Detained blogger urges Egyptians to celebrate birthday in Tahrir

Manal Bahey al-Din, the wife of activist Alaa Abdel Fattah and herself an activist and programmer, published a new blog that Abdel Fattah, who is imprisoned by a decision from a military court, wrote from his prison cell in Tora Prison.

The tone of Alaa, who rejects bringing civilians to military trials, was angry and frustrated. He spent 17 days in the cell for persistently refusing to answer questions put to him by military investigators

In his blog, entitled "Feast, What a return!" Abdel Fattah said he wished to spend the eid holiday with his family for the first time in four years. Abdel Fattah worked for four years as a programmer in South Africa. He could only see his family for a few agitated minutes in prison.

"I was prepared to meet my family this eid, the first eid to spend with family since our return, but the military decided we should not be happy. I spent eid in my cell while my family waited in a long queue that lasted all day. Only a few of them came to visit for few-minutes, while officers – double the number of those visiting me – stood nearby."

He added that he was planning to celebrate his 30th birthday, which is on 28 November, next Friday in Tahrir.

He urged his friends and activists who are opposed to military trials of civilians to celebrate his birthday in Tahrir and call for halting military trials which are “illegal, and violate the constitution and international charters signed by Egypt,” in his words.

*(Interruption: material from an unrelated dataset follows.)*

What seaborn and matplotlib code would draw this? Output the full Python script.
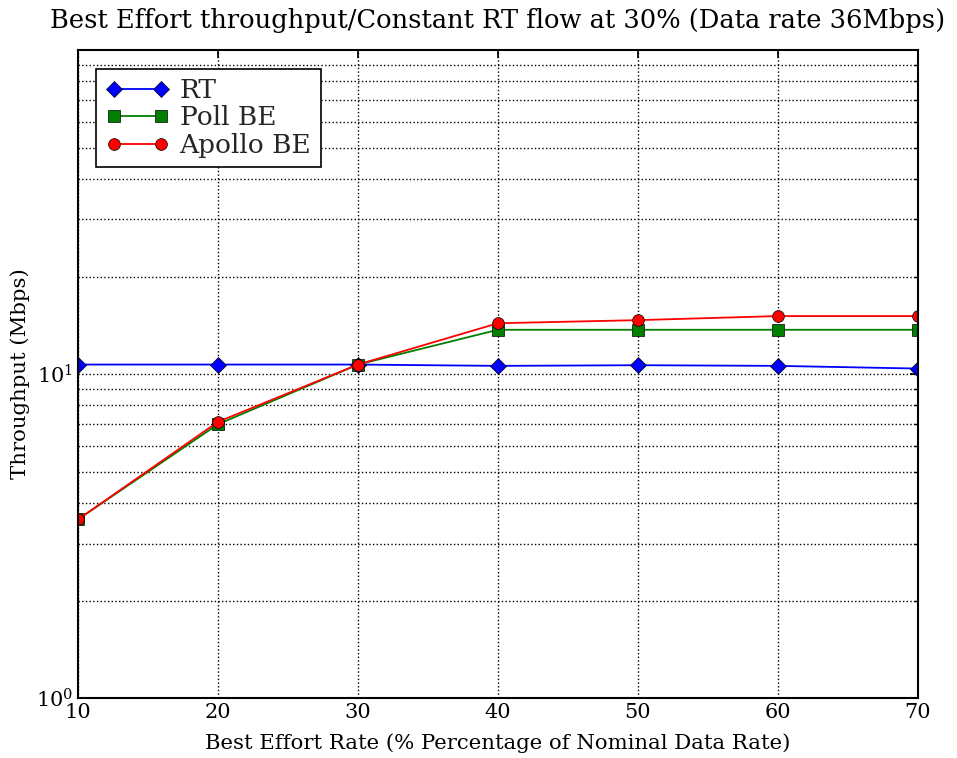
import pandas as pd
import numpy as np
import matplotlib
matplotlib.use("Agg")
import matplotlib.pyplot as plt
from matplotlib.lines import Line2D
import seaborn as sns

rates = [10, 20, 30, 40, 50, 60, 70]
rt = [10.7, 10.7, 10.7, 10.6, 10.65, 10.6, 10.4]
poll_be = [3.56, 7.0, 10.7, 13.7, 13.7, 13.7, 13.7]
apollo_be = [3.56, 7.12, 10.7, 14.35, 14.67, 15.1, 15.1]

series = {"RT": rt, "Poll BE": poll_be, "Apollo BE": apollo_be}
df = pd.concat([pd.DataFrame({"rate": rates, "thr": v, "name": k}) for k, v in series.items()],
               ignore_index=True)

sns.set_theme(style="white")
plt.rcParams['font.family'] = ['DejaVu Serif']
plt.rcParams['mathtext.fontset'] = 'dejavuserif'
plt.rcParams['xtick.direction'] = 'in'
plt.rcParams['ytick.direction'] = 'in'
plt.rcParams['xtick.top'] = True
plt.rcParams['ytick.right'] = True
plt.rcParams['xtick.major.size'] = 6
plt.rcParams['ytick.major.size'] = 6
plt.rcParams['ytick.minor.size'] = 3
plt.rcParams['ytick.minor.visible'] = True

fig = plt.figure(figsize=(9.57, 7.58), dpi=100)
ax = fig.add_axes([0.0815, 0.079, 0.8775, 0.855])

palette = {"RT": "blue", "Poll BE": "green", "Apollo BE": "red"}
markers = {"RT": "D", "Poll BE": "s", "Apollo BE": "o"}
sns.lineplot(data=df, x="rate", y="thr", hue="name", style="name", palette=palette,
             markers=markers, dashes=False, markersize=8.5, markeredgecolor="black",
             markeredgewidth=0.5, linewidth=1.3, ax=ax, legend=False)

ax.set_yscale("log")
ax.set_xlim(10, 70)
ax.set_ylim(1, 100)
ax.set_yticks([1, 10])
ax.set_xticks(rates)
ax.grid(True, which="both", color="black", linestyle=":", linewidth=1)
for s in ax.spines.values():
    s.set_color("black")
    s.set_linewidth(1.5)
ax.tick_params(which="both", colors="black", labelsize=15)

handles = [Line2D([0], [0], color=palette[k], marker=markers[k], markersize=8.5,
                  markeredgecolor="black", markeredgewidth=0.5, linewidth=1.3) for k in series]
leg = ax.legend(handles, list(series.keys()), loc="upper left", numpoints=2, fontsize=19,
                frameon=True, fancybox=False, edgecolor="black", framealpha=1,
                handlelength=2.4, handletextpad=0.4, labelspacing=0.1,
                borderpad=0.35, borderaxespad=0.7)
leg.get_frame().set_linewidth(1.2)

ax.set_xlabel("Best Effort Rate (% Percentage of Nominal Data Rate)", fontsize=15.3,
              color="black", labelpad=8)
ax.set_ylabel("Throughput (Mbps)", fontsize=15.3, color="black")
ax.set_title("Best Effort throughput/Constant RT flow at 30% (Data rate 36Mbps)", fontsize=18.5,
             color="black", pad=16)

fig.savefig("out.png", dpi=100, facecolor="white")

He added that he finds solace in the fact that activists have expressed solidarity with his cause, and that several protests have swept Egyptian cities in rejection of military trials of civilians.

Abdel Fattah expressed outrage at not being permitted to attend the birth of his first son, whom he decided to name "Khaled" after Khaled Saeed, the young man who was tortured to death by the police and whose death helped inspire the Egyptian revolution.

"Eid has passed and so will my birthday, but I'm used to spending them away from my family,” he said. “But how could I miss the birth of Khaled , my first child? How will I tolerate being away from Manal at that moment? How will I be able to wait to hear news that they're doing well? How can I tolerate not seeing the face of my son and the face of his mother when she looks at him for the first time?"

"How will I be able to look him in the eye when I had promised him he would be born free? We have decided to name him Khaled to repay Khaled Saeed, to whom we are deeply indebted. But instead of putting those who killed Khaled Saeed in prison, it is we who are in prison!"

Meanwhile, several activists and political powers criticized the military prosecution’s decision on Sunday to extend Abdel Fattah's imprisonment for another 15 days.

Mohamed Samir, coordinator for the Popular Campaign for the Support of ElBaradei, said the military judiciary is seeking to make Abdel Fattah appear like he deserves punishment.

The charges brought against Abdel Fattah are varied but groundless, he added, saying there are other dimensions to the case of which the SCAF is aware. "We won’t allow ourselves to be muzzled again," he said.

Mostafa al-Attar, a member of the media office for the April 6 Youth Movement, described the decision as unfair and warned that freedom-restricting policies will be met with an unprecedented wave of protests.

He called on the SCAF to release Abdel Fattah and all civilians who are being questioned by the military prosecution.

Islam al-Hadary, a political activist and coordinator of a campaign named Take Care, said the imprisonment of Abdel Fattah gives fresh momentum to calls for a million-man protest on 18 November.

He added that the military’s suppression of protesters provides proof of unacceptable practices against revolutionaries, which goes against the revolution’s goals.

Mohamed Saeed, the head of Horeyya Center for Human Rights and Development Studies, criticized practices against activists in general and Abdel Fattah in particular, saying they will drag the country backwards.

"These practices are part of the policies of the former regime and expose the contradictory policies adopted by the SCAF," he said.

"How can the SCAF be a party to the conflict and the arbiter of it? How can the whole world be awaiting the release of Abdel Fattah only for us to learn he’ll remain behind bars?"